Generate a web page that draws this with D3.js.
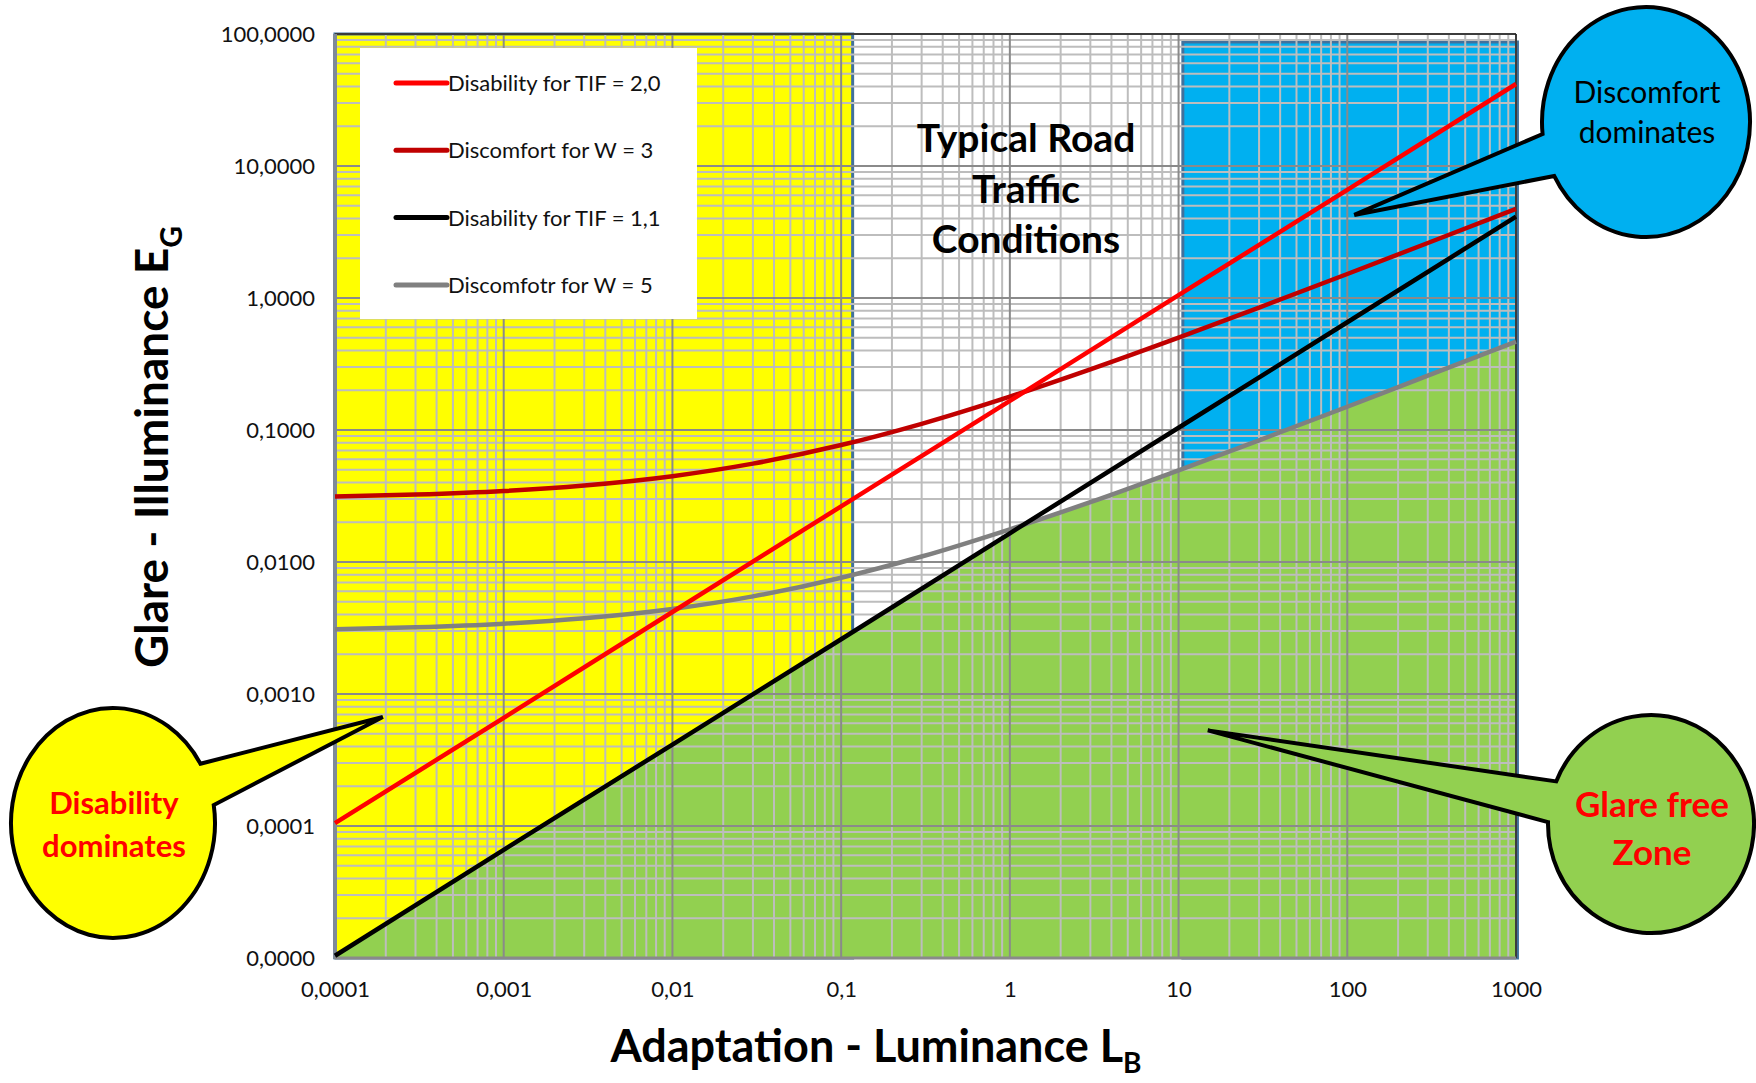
<!DOCTYPE html>
<html>
<head>
<meta charset="utf-8">
<script src="https://cdn.jsdelivr.net/npm/d3@7"></script>
<style>
    body { margin: 0; background: #fff; }
    svg { display: block; font-family: Lato, "Open Sans", sans-serif; }
</style>
</head>
<body>
<div id="chart"></div>
<script>
// adaptation luminance (x) for the straight disability lines
var lumDecades = [0.0001, 0.001, 0.01, 0.1, 1, 10, 100, 1000];
var disabilityTif20 = [0.000105, 0.00066, 0.00418, 0.0264, 0.166, 1.05, 6.6, 41.8];
var disabilityTif11 = [0.0000104, 0.000066, 0.000414, 0.0026, 0.0165, 0.104, 0.655, 4.13];

// adaptation luminance (x) for the curved discomfort lines
var lumSteps = [0.0001, 0.0003, 0.001, 0.003, 0.01, 0.03, 0.1, 0.3, 1, 3, 10, 30, 100, 300, 1000];
var discomfortW3 = [0.0313, 0.0324, 0.0345, 0.038, 0.0447, 0.0556, 0.0769, 0.1114, 0.179, 0.288, 0.501, 0.846, 1.52, 2.61, 4.74];
var discomfortW5 = [0.00309, 0.0032, 0.00341, 0.00375, 0.00441, 0.00549, 0.0076, 0.011, 0.0177, 0.0284, 0.0495, 0.0836, 0.15, 0.258, 0.468];

var seriesNames = ["Disability for TIF = 2,0", "Discomfort for W = 3", "Disability for TIF = 1,1", "Discomfotr for W = 5"];
var seriesColors = ["#ff0000", "#c00000", "#000000", "#808080"];

var xTicks = [0.0001, 0.001, 0.01, 0.1, 1, 10, 100, 1000];
var xTickLabels = ["0,0001", "0,001", "0,01", "0,1", "1", "10", "100", "1000"];
var yTicks = [0.00001, 0.0001, 0.001, 0.01, 0.1, 1, 10, 100];
var yTickLabels = ["0,0000", "0,0001", "0,0010", "0,0100", "0,1000", "1,0000", "10,0000", "100,0000"];

// zone limits in luminance / illuminance
var yellowZone = [0.0001, 0.117, 100];
var blueZone = [10.6, 1020, 87];

function init() {
    var w = 1756;
    var h = 1083;
    var left = 335, right = 1516, top = 34, bottom = 958;

    var svg = d3.select("#chart")
        .append("svg")
        .attr("width", w)
        .attr("height", h);

    var xScale = d3.scaleLog().domain([0.0001, 1000]).range([left, right]);
    var yScale = d3.scaleLog().domain([0.00001, 100]).range([bottom, top]);

    var pts = function (xs, ys) {
        return xs.map(function (d, i) { return { x: d, y: ys[i] }; });
    };
    var red = pts(lumDecades, disabilityTif20);
    var black = pts(lumDecades, disabilityTif11);
    var darkRed = pts(lumSteps, discomfortW3);
    var grey = pts(lumSteps, discomfortW5);

    // zones
    svg.append("rect")
        .attr("x", xScale(yellowZone[0]))
        .attr("y", yScale(yellowZone[2]))
        .attr("width", xScale(yellowZone[1]) - xScale(yellowZone[0]))
        .attr("height", bottom - yScale(yellowZone[2]))
        .attr("fill", "#ffff00")
        .attr("stroke", "#41719c")
        .attr("stroke-width", 3);

    svg.append("rect")
        .attr("x", xScale(blueZone[0]))
        .attr("y", yScale(blueZone[2]))
        .attr("width", xScale(blueZone[1]) - xScale(blueZone[0]))
        .attr("height", bottom - yScale(blueZone[2]))
        .attr("fill", "#00b0f0")
        .attr("stroke", "#41719c")
        .attr("stroke-width", 3);

    // glare free zone: below both the black line and the grey curve
    var areaUnder = function (curve) {
        return d3.area()
            .x(function (d) { return xScale(d.x); })
            .y0(bottom)
            .y1(function (d) { return yScale(d.y); })
            .curve(curve);
    };
    svg.append("clipPath")
        .attr("id", "underGrey")
        .append("path")
        .attr("d", areaUnder(d3.curveMonotoneX)(grey));
    svg.append("path")
        .attr("d", areaUnder(d3.curveLinear)(black))
        .attr("clip-path", "url(#underGrey)")
        .attr("fill", "#92d050");

    // grid lines
    var minorX = [], minorY = [];
    for (var k = -5; k <= 2; k++) {
        for (var m = 2; m <= 9; m++) {
            var v = m * Math.pow(10, k);
            if (v > 0.0001 && v < 1000) minorX.push(v);
            if (v > 0.00001 && v < 100) minorY.push(v);
        }
    }
    var grid = svg.append("g");
    grid.selectAll(".minorX").data(minorX).enter().append("line")
        .attr("x1", function (d) { return xScale(d); })
        .attr("x2", function (d) { return xScale(d); })
        .attr("y1", top).attr("y2", bottom)
        .attr("stroke", "#bdbdbd").attr("stroke-width", 2);
    grid.selectAll(".minorY").data(minorY).enter().append("line")
        .attr("y1", function (d) { return yScale(d); })
        .attr("y2", function (d) { return yScale(d); })
        .attr("x1", left).attr("x2", right)
        .attr("stroke", "#bdbdbd").attr("stroke-width", 2);
    grid.selectAll(".majorX").data(xTicks).enter().append("line")
        .attr("x1", function (d) { return xScale(d); })
        .attr("x2", function (d) { return xScale(d); })
        .attr("y1", top).attr("y2", bottom)
        .attr("stroke", "#8a8a8a").attr("stroke-width", 2);
    grid.selectAll(".majorY").data(yTicks).enter().append("line")
        .attr("y1", function (d) { return yScale(d); })
        .attr("y2", function (d) { return yScale(d); })
        .attr("x1", left).attr("x2", right)
        .attr("stroke", "#8a8a8a").attr("stroke-width", 2);

    // frame
    svg.append("line").attr("x1", left).attr("x2", right).attr("y1", top).attr("y2", top)
        .attr("stroke", "#222").attr("stroke-width", 1.5);
    svg.append("line").attr("x1", right).attr("x2", right).attr("y1", top).attr("y2", bottom)
        .attr("stroke", "#222").attr("stroke-width", 1.5);
    svg.append("line").attr("x1", left).attr("x2", left).attr("y1", top).attr("y2", bottom + 1)
        .attr("stroke", "#7f8a98").attr("stroke-width", 4);
    svg.append("line").attr("x1", left).attr("x2", right).attr("y1", bottom).attr("y2", bottom)
        .attr("stroke", "#8a8a8a").attr("stroke-width", 3);

    // legend box
    var legend = svg.append("g").attr("transform", "translate(360,48)");
    legend.append("rect")
        .attr("width", 337).attr("height", 271)
        .attr("fill", "#fff");
    var legendItem = legend.selectAll(".legend-item")
        .data(seriesNames)
        .enter()
        .append("g")
        .attr("transform", function (d, i) { return "translate(0," + (35 + i * 67.3) + ")"; });
    legendItem.append("line")
        .attr("x1", 36).attr("x2", 87)
        .attr("stroke", function (d, i) { return seriesColors[i]; })
        .attr("stroke-width", 5)
        .attr("stroke-linecap", "round");
    legendItem.append("text")
        .attr("x", 88)
        .attr("dy", "0.36em")
        .style("font-size", "22px")
        .attr("fill", "#111")
        .text(function (d) { return d; });

    // data lines
    var lineGen = function (curve) {
        return d3.line()
            .x(function (d) { return xScale(d.x); })
            .y(function (d) { return yScale(d.y); })
            .curve(curve);
    };
    var seriesData = [red, darkRed, black, grey];
    var curves = [d3.curveLinear, d3.curveMonotoneX, d3.curveLinear, d3.curveMonotoneX];
    [3, 2, 1, 0].forEach(function (i) {
        svg.append("path")
            .datum(seriesData[i])
            .attr("d", lineGen(curves[i]))
            .attr("fill", "none")
            .attr("stroke", seriesColors[i])
            .attr("stroke-width", 4.5);
    });

    // road traffic label
    var road = svg.append("text")
        .attr("text-anchor", "middle")
        .style("font-size", "39px")
        .style("font-weight", "bold")
        .attr("fill", "#000");
    ["Typical Road", "Traffic", "Conditions"].forEach(function (t, i) {
        road.append("tspan").attr("x", 1026).attr("y", 152 + i * 50.5).text(t);
    });

    // callout bubbles (tip given in chart units)
    var callouts = [
        { cx: 113, cy: 823, rx: 102, ry: 115, a1: -31, a2: -9, tip: [0.000192, 0.00067],
          fill: "#ffff00", color: "#ff0000", weight: "bold", size: 31,
          lines: ["Disability", "dominates"], tx: 114, ty: [814, 857] },
        { cx: 1646, cy: 122, rx: 104, ry: 115, a1: 152, a2: 174, tip: [110, 4.26],
          fill: "#00b0f0", color: "#000", weight: "normal", size: 30,
          lines: ["Discomfort", "dominates"], tx: 1647, ty: [103, 143] },
        { cx: 1651, cy: 824, rx: 103, ry: 109, a1: 181, a2: 203, tip: [14.9, 0.00053],
          fill: "#92d050", color: "#ff0000", weight: "bold", size: 35,
          lines: ["Glare free", "Zone"], tx: 1652, ty: [817, 865] }
    ];
    callouts.forEach(function (c) {
        var p = function (a) {
            var r = a * Math.PI / 180;
            return [c.cx + c.rx * Math.cos(r), c.cy + c.ry * Math.sin(r)];
        };
        var p1 = p(c.a1), p2 = p(c.a2);
        var tx = xScale(c.tip[0]), ty = yScale(c.tip[1]);
        var d = "M" + p1[0] + "," + p1[1] +
            "L" + tx + "," + ty +
            "L" + p2[0] + "," + p2[1] +
            "A" + c.rx + "," + c.ry + " 0 1 1 " + p1[0] + "," + p1[1] + "Z";
        svg.append("path")
            .attr("d", d)
            .attr("fill", c.fill)
            .attr("stroke", "#000")
            .attr("stroke-width", 4)
            .attr("stroke-linejoin", "miter");
        var t = svg.append("text")
            .attr("text-anchor", "middle")
            .style("font-size", c.size + "px")
            .style("font-weight", c.weight)
            .attr("fill", c.color);
        c.lines.forEach(function (s, i) {
            t.append("tspan").attr("x", c.tx).attr("y", c.ty[i]).text(s);
        });
    });

    // axes
    var xAxis = d3.axisBottom(xScale)
        .tickValues(xTicks)
        .tickSize(0)
        .tickFormat(function (d, i) { return xTickLabels[i]; });
    var gx = svg.append("g")
        .attr("transform", "translate(0," + bottom + ")")
        .call(xAxis);
    gx.select(".domain").remove();
    gx.selectAll("text")
        .attr("dy", "1.65em")
        .style("font-family", "Lato, sans-serif")
        .style("font-size", "22px")
        .attr("fill", "#111");

    var yAxis = d3.axisLeft(yScale)
        .tickValues(yTicks)
        .tickSize(0)
        .tickFormat(function (d, i) { return yTickLabels[i]; });
    var gy = svg.append("g")
        .attr("transform", "translate(" + (left - 17) + ",0)")
        .call(yAxis);
    gy.select(".domain").remove();
    gy.selectAll("text")
        .style("font-family", "Lato, sans-serif")
        .style("font-size", "22px")
        .attr("fill", "#111");

    // axis titles
    var xt = svg.append("text")
        .attr("x", 876)
        .attr("y", 1062)
        .attr("text-anchor", "middle")
        .style("font-size", "45px")
        .style("font-weight", "bold");
    xt.append("tspan").text("Adaptation - Luminance L");
    xt.append("tspan").attr("dy", 11).style("font-size", "28px").text("B");

    var yt = svg.append("text")
        .attr("transform", "translate(168,447) rotate(-90)")
        .attr("text-anchor", "middle")
        .style("font-size", "46px")
        .style("font-weight", "bold");
    yt.append("tspan").text("Glare - Illuminance E");
    yt.append("tspan").attr("dy", 14).style("font-size", "30px").text("G");
}

window.onload = init;
</script>
</body>
</html>
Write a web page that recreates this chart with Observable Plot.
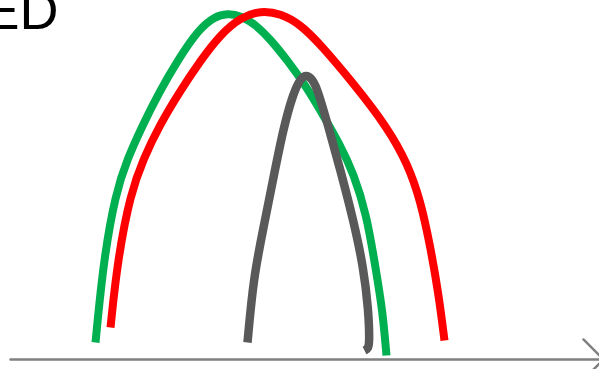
<!DOCTYPE html>
<html>
<head>
<meta charset="utf-8">
<script src="https://cdn.jsdelivr.net/npm/d3@7"></script>
<script src="https://cdn.jsdelivr.net/npm/@observablehq/plot@0.6"></script>
<style>
  html, body { margin: 0; padding: 0; background: #fff; overflow: hidden; }
  #chart svg { overflow: hidden; display: block; }
</style>
</head>
<body>
<div id="chart"></div>
<script>
// Positions along the horizontal axis and heights above the baseline
const greenX = [95, 103, 115, 127, 142, 158, 177, 198, 214, 227, 240, 255, 270, 287, 305, 320, 340, 353, 366, 376, 382, 386];
const greenY = [17, 99, 166, 201, 234, 266, 299, 330, 343, 346, 344, 335, 320, 299, 274, 249, 214, 186, 146, 86, 49, 4];

const redX = [110, 117, 130, 143, 159, 178, 200, 220, 240, 260, 280, 300, 320, 353, 387, 407, 420, 430, 438, 444];
const redY = [32, 99, 166, 201, 234, 266, 299, 325, 342, 349, 346, 335, 315, 276, 232, 196, 159, 112, 66, 19];

const grayX = [247, 253, 263, 273, 283, 293, 300, 306, 312, 317, 327, 340, 353, 363, 368, 369, 368, 364];
const grayY = [17, 82, 132, 182, 232, 267, 281, 285, 280, 270, 236, 189, 139, 92, 49, 19, 11, 9];

const titleText = "ED";
const axisStart = 10;
const axisEnd = 603;

const toRows = (xs, ys) => xs.map((x, i) => ({x, y: ys[i]}));
const green = toRows(greenX, greenY);
const red = toRows(redX, redY);
const gray = toRows(grayX, grayY);

const chart = Plot.plot({
  width: 599,
  height: 369,
  marginTop: 0,
  marginLeft: 0,
  marginRight: 0,
  marginBottom: 10,
  x: {domain: [0, 599], axis: null},
  y: {domain: [0, 359], axis: null},
  style: {background: "#fff", overflow: "hidden"},
  marks: [
    Plot.arrow([{x1: axisStart, x2: axisEnd, y: 0}], {
      x1: "x1", x2: "x2", y1: "y", y2: "y",
      stroke: "#808080", strokeWidth: 2.5, headLength: 17, headAngle: 90, bend: 0
    }),
    Plot.line(green, {x: "x", y: "y", stroke: "#00b050", strokeWidth: 8, curve: "basis", strokeLinecap: "butt"}),
    Plot.line(red, {x: "x", y: "y", stroke: "#ff0000", strokeWidth: 8, curve: "basis", strokeLinecap: "butt"}),
    Plot.line(gray, {x: "x", y: "y", stroke: "#595959", strokeWidth: 8.5, curve: "basis", strokeLinecap: "butt"}),
    Plot.text([titleText], {
      text: d => d, frameAnchor: "top-left", textAnchor: "end", lineAnchor: "bottom",
      dx: 58, dy: 28, fontSize: 54, fill: "#000", fontFamily: "Liberation Sans, Arial, sans-serif"
    })
  ]
});
document.getElementById("chart").appendChild(chart);
</script>
</body>
</html>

━━━━━━━━━━

▶ [GIVEN TASK]:
Exactly as written, please give again the lines from the beginning of the listing through the line containing "d3.scaleLog().domain([0.00001, 100]).range([bottom, top]);", inclusive, without any pictures.

▶ [THE RESULT]:
Generate a web page that draws this with D3.js.
<!DOCTYPE html>
<html>
<head>
<meta charset="utf-8">
<script src="https://cdn.jsdelivr.net/npm/d3@7"></script>
<style>
    body { margin: 0; background: #fff; }
    svg { display: block; font-family: Lato, "Open Sans", sans-serif; }
</style>
</head>
<body>
<div id="chart"></div>
<script>
// adaptation luminance (x) for the straight disability lines
var lumDecades = [0.0001, 0.001, 0.01, 0.1, 1, 10, 100, 1000];
var disabilityTif20 = [0.000105, 0.00066, 0.00418, 0.0264, 0.166, 1.05, 6.6, 41.8];
var disabilityTif11 = [0.0000104, 0.000066, 0.000414, 0.0026, 0.0165, 0.104, 0.655, 4.13];

// adaptation luminance (x) for the curved discomfort lines
var lumSteps = [0.0001, 0.0003, 0.001, 0.003, 0.01, 0.03, 0.1, 0.3, 1, 3, 10, 30, 100, 300, 1000];
var discomfortW3 = [0.0313, 0.0324, 0.0345, 0.038, 0.0447, 0.0556, 0.0769, 0.1114, 0.179, 0.288, 0.501, 0.846, 1.52, 2.61, 4.74];
var discomfortW5 = [0.00309, 0.0032, 0.00341, 0.00375, 0.00441, 0.00549, 0.0076, 0.011, 0.0177, 0.0284, 0.0495, 0.0836, 0.15, 0.258, 0.468];

var seriesNames = ["Disability for TIF = 2,0", "Discomfort for W = 3", "Disability for TIF = 1,1", "Discomfotr for W = 5"];
var seriesColors = ["#ff0000", "#c00000", "#000000", "#808080"];

var xTicks = [0.0001, 0.001, 0.01, 0.1, 1, 10, 100, 1000];
var xTickLabels = ["0,0001", "0,001", "0,01", "0,1", "1", "10", "100", "1000"];
var yTicks = [0.00001, 0.0001, 0.001, 0.01, 0.1, 1, 10, 100];
var yTickLabels = ["0,0000", "0,0001", "0,0010", "0,0100", "0,1000", "1,0000", "10,0000", "100,0000"];

// zone limits in luminance / illuminance
var yellowZone = [0.0001, 0.117, 100];
var blueZone = [10.6, 1020, 87];

function init() {
    var w = 1756;
    var h = 1083;
    var left = 335, right = 1516, top = 34, bottom = 958;

    var svg = d3.select("#chart")
        .append("svg")
        .attr("width", w)
        .attr("height", h);

    var xScale = d3.scaleLog().domain([0.0001, 1000]).range([left, right]);
    var yScale = d3.scaleLog().domain([0.00001, 100]).range([bottom, top]);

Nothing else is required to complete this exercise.